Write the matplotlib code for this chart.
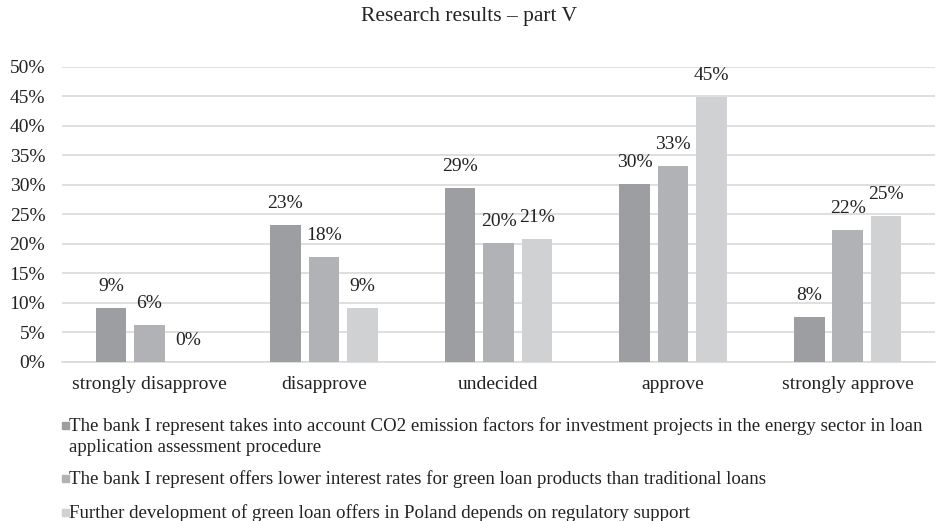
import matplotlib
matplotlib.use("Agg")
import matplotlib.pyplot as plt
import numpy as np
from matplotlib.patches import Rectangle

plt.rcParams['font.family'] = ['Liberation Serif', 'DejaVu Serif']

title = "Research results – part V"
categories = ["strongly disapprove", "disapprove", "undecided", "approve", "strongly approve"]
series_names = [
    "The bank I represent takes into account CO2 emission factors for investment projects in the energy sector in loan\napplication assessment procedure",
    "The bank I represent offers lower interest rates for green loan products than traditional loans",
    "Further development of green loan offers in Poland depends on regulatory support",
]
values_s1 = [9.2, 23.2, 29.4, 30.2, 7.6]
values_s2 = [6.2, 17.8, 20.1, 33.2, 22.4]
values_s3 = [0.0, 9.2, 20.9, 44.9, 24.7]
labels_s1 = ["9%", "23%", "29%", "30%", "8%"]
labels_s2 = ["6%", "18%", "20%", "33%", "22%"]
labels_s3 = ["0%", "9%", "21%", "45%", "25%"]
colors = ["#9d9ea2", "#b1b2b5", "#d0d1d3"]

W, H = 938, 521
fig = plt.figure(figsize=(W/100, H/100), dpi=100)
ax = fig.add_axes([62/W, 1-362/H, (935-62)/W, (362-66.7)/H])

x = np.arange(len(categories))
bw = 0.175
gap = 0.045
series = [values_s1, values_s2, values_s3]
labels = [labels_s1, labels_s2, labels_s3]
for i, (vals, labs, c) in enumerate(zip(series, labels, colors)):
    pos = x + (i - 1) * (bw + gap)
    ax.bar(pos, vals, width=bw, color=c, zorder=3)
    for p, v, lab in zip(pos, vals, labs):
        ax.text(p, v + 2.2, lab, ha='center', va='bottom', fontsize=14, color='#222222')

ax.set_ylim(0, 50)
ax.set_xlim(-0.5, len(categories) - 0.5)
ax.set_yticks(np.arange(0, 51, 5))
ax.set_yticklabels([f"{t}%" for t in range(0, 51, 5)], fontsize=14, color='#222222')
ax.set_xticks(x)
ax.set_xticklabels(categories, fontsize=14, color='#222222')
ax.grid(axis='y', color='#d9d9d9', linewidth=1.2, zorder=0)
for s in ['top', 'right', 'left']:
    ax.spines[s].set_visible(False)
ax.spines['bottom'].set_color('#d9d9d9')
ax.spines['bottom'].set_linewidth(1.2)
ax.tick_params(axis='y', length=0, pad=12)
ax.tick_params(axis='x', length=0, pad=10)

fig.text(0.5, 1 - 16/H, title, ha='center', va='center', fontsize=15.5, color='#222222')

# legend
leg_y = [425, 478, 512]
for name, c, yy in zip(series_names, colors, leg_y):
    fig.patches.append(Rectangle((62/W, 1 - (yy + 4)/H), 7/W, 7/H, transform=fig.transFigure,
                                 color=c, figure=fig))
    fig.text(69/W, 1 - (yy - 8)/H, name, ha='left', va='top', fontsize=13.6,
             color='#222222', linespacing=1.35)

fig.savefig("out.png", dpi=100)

= = = = =

» Goal of the exercise: Restate each line from the start of the listing through the line bearing "plt.rcParams['font.family'] = ['Liberation" word for word. Drop the pictures.

» The solution:
Write the matplotlib code for this chart.
import matplotlib
matplotlib.use("Agg")
import matplotlib.pyplot as plt
import numpy as np
from matplotlib.patches import Rectangle

plt.rcParams['font.family'] = ['Liberation Serif', 'DejaVu Serif']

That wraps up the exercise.